LISTEN: Environmental researchers assessed the health of Coastal Georgia's ecosystem in 2022 as "moderately good." GPB's Benjamin Payne reports.

The Intracoastal Waterway, a 3,000-mile inland waterway stretching from Massachusetts to Texas, is seen along Georgia's coast.

Caption

The Intracoastal Waterway, a 3,000-mile inland waterway stretching from Massachusetts to Texas, is seen along Georgia's coast.

Credit: Georgia Department of Natural Resources

Coastal Georgia's ecosystem received a relatively clean bill of health for 2022, as the state's Department of Natural Resources gave it a “B” grade in the agency's annual Ecosystem Report Card.

Four indexes were used to determine the score: sea turtle health (which includes nesting and hatching), bird health (bald eagles, wood storks and American oystercatchers), aquatic life (shrimp, red drum and blue crabs) and water quality (dissolved oxygen, fecal coliform and enterococcus).

The grade was a slight decline from the previous year's “A-,” which DNR Coastal Resources Division program manager Jan MacKinnon attributed to a “marked drop” in the blue crab score (18%, down from 2021's 100%) and the bald eagle score (48%, down from 2021's 62%).

“Climate factors like salinity shifts are really impactful to some indicators, and it showed up in blue crabs this [past] year,” said MacKinnon, who added that higher water salinity — which is correlated with lower rainfall — likely drove blue crabs to migrate to other areas located away from the DNR's sampling stations.

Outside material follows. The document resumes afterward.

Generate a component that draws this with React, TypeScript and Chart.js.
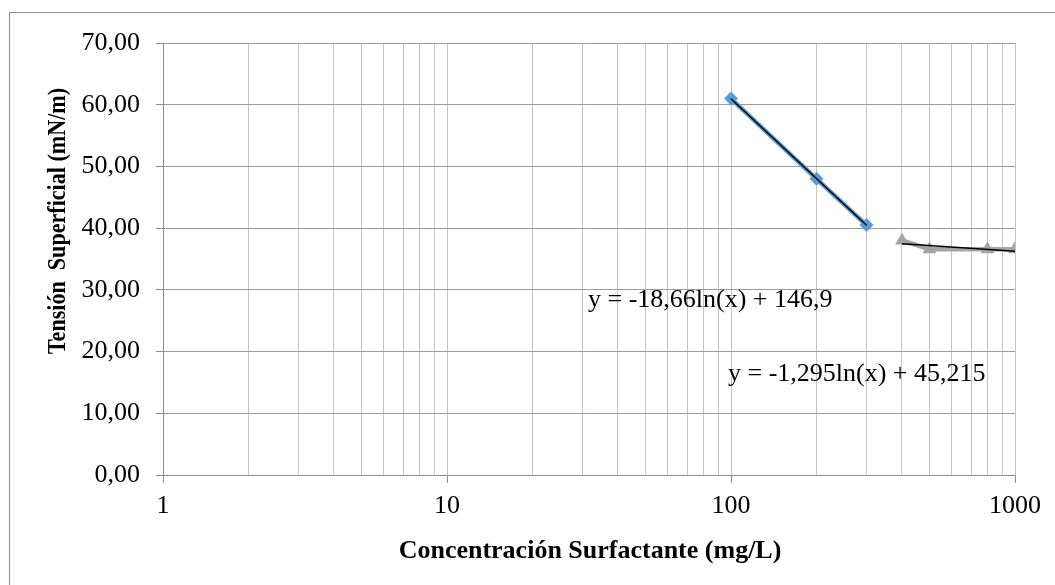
import React, { useEffect, useRef } from "react";
import { Chart, registerables } from "chart.js";

Chart.register(...registerables);

// Surfactant concentration (mg/L) and surface tension (mN/m)
const concentrationLow = [100, 200, 300];
const tensionLow = [61.0, 48.0, 40.5];
const concentrationHigh = [400, 500, 800, 1000];
const tensionHigh = [38.0, 36.6, 36.6, 36.6];

// Logarithmic fits y = a·ln(x) + b
const fitLow = [-18.66, 146.9];
const fitHigh = [-1.295, 45.215];

// Axis ticks
const xDecades = [1, 10, 100, 1000];
const xMinorSteps = [1, 2, 3, 4, 5, 6, 7, 8, 9];
const yTicks = [0, 10, 20, 30, 40, 50, 60, 70];

const xTitle = "Concentración Surfactante (mg/L)";
const yTitle = "Tensión  Superficial (mN/m)";

const FONT = "'Liberation Serif', 'Times New Roman', serif";
const BLUE = "#5b9bd5";
const GRAY = "#a5a5a5";

const commaNum = (v: number) => String(v).replace(".", ",");
const equation = (fit: number[]) =>
  `y = ${commaNum(fit[0])}ln(x) + ${commaNum(fit[1])}`;

const fitLine = (fit: number[], xs: number[]) => {
  const lo = Math.min(...xs);
  const hi = Math.max(...xs);
  return [lo, hi].map((x) => ({ x, y: fit[0] * Math.log(x) + fit[1] }));
};

const xGridValues: number[] = [];
xDecades.forEach((d, i) => {
  if (i === xDecades.length - 1) {
    xGridValues.push(d);
  } else {
    xMinorSteps.forEach((m) => xGridValues.push(d * m));
  }
});

const decorPlugin = {
  id: "decor",
  beforeDraw(chart: any) {
    const ctx = chart.ctx;
    ctx.save();
    ctx.fillStyle = "#ffffff";
    ctx.fillRect(0, 0, chart.width, chart.height);
    ctx.strokeStyle = "#8c8c8c";
    ctx.lineWidth = 1;
    ctx.beginPath();
    ctx.moveTo(9.5, chart.height);
    ctx.lineTo(9.5, 12.5);
    ctx.lineTo(chart.width, 12.5);
    ctx.stroke();
    ctx.restore();
  },
  afterDraw(chart: any) {
    const ctx = chart.ctx;
    ctx.save();
    ctx.fillStyle = "#000000";
    ctx.textAlign = "center";
    ctx.textBaseline = "middle";
    // axis titles
    ctx.font = `bold 26px ${FONT}`;
    ctx.fillText(xTitle, 590, 551);
    ctx.translate(58, 221);
    ctx.rotate(-Math.PI / 2);
    ctx.scale(0.85, 1);
    ctx.fillText(yTitle, 0, 0);
    ctx.restore();

    // trendline equations
    ctx.save();
    ctx.fillStyle = "#000000";
    ctx.font = `26px ${FONT}`;
    ctx.textAlign = "left";
    ctx.textBaseline = "middle";
    ctx.fillText(equation(fitLow), 588, 300);
    ctx.fillText(equation(fitHigh), 728, 374);
    ctx.restore();
  },
};

export default function App() {
  const ref = useRef<HTMLCanvasElement | null>(null);

  useEffect(() => {
    if (!ref.current) return;
    const chart = new Chart(ref.current, {
      type: "scatter",
      data: {
        datasets: [
          {
            label: "Ajuste 1",
            data: fitLine(fitLow, concentrationLow),
            showLine: true,
            borderColor: "#000000",
            borderWidth: 1.5,
            pointRadius: 0,
            order: 0,
          },
          {
            label: "Ajuste 2",
            data: fitLine(fitHigh, concentrationHigh),
            showLine: true,
            borderColor: "#000000",
            borderWidth: 1.5,
            pointRadius: 0,
            order: 0,
          },
          {
            label: "Serie 1",
            data: concentrationLow.map((x, i) => ({ x, y: tensionLow[i] })),
            showLine: true,
            borderColor: BLUE,
            backgroundColor: BLUE,
            borderWidth: 4.5,
            pointStyle: "rectRot",
            pointRadius: 7,
            pointBorderWidth: 0,
            order: 1,
          },
          {
            label: "Serie 2",
            data: concentrationHigh.map((x, i) => ({ x, y: tensionHigh[i] })),
            showLine: true,
            borderColor: GRAY,
            backgroundColor: GRAY,
            borderWidth: 4.5,
            pointStyle: "triangle",
            pointRadius: 8,
            pointBorderWidth: 0,
            order: 1,
          },
        ],
      },
      options: {
        animation: false,
        responsive: false,
        devicePixelRatio: 1,
        layout: { padding: { top: 43, right: 40, left: 0, bottom: 0 } },
        plugins: {
          legend: { display: false },
          tooltip: { enabled: false },
        },
        scales: {
          x: {
            type: "logarithmic",
            min: 1,
            max: 1000,
            afterBuildTicks: (scale: any) => {
              scale.ticks = xGridValues.map((value) => ({ value }));
            },
            afterFit: (scale: any) => {
              scale.height = 110;
            },
            ticks: {
              autoSkip: false,
              maxRotation: 0,
              padding: 8,
              color: "#000000",
              font: { family: FONT, size: 26 },
              callback: (v: any) =>
                xDecades.includes(Number(v)) ? String(v) : "",
            },
            grid: {
              color: "#c4c4c4",
              lineWidth: 1,
              tickLength: 8,
              tickColor: (ctx: any) =>
                ctx.tick && xDecades.includes(ctx.tick.value)
                  ? "#8c8c8c"
                  : "rgba(0,0,0,0)",
            },
            border: { color: "#8c8c8c", width: 1 },
          },
          y: {
            type: "linear",
            min: yTicks[0],
            max: yTicks[yTicks.length - 1],
            afterBuildTicks: (scale: any) => {
              scale.ticks = yTicks.map((value) => ({ value }));
            },
            afterFit: (scale: any) => {
              scale.width = 163;
            },
            ticks: {
              padding: 16,
              color: "#000000",
              font: { family: FONT, size: 26 },
              callback: (v: any) => Number(v).toFixed(2).replace(".", ","),
            },
            grid: {
              color: "#9c9c9c",
              lineWidth: 1,
              tickLength: 7,
              tickColor: "#8c8c8c",
            },
            border: { color: "#8c8c8c", width: 1 },
          },
        },
      },
      plugins: [decorPlugin],
    });
    return () => chart.destroy();
  }, []);

  return (
    <div
      style={{
        position: "fixed",
        left: 0,
        top: 0,
        width: 1055,
        height: 585,
        background: "#ffffff",
      }}
    >
      <canvas ref={ref} width={1055} height={585} />
    </div>
  );
}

Bald eagles were hit hard by avian flu, which the species contracts by feeding on dead or sick waterfowl infected with the virus. Additionally, only 50 eaglets fledged, compared to the roughly 80 that the coast typically sees.

Sea turtles had a banner year, as nesting notched a perfect score and hatching saw its highest score since 2014, when the DNR began compiling its report cards.

Researchers attributed the species' success to nest protection and predator management programs, as well as an absence of major storm events.

The agency noted gains in land conservation, as the DNR added more than 24,000 acres of conserved land to the Ceylon Wildlife Management Area in Camden County, which it noted is home to important species, including bald eagles, gopher tortoises, wood storks and Florida manatees.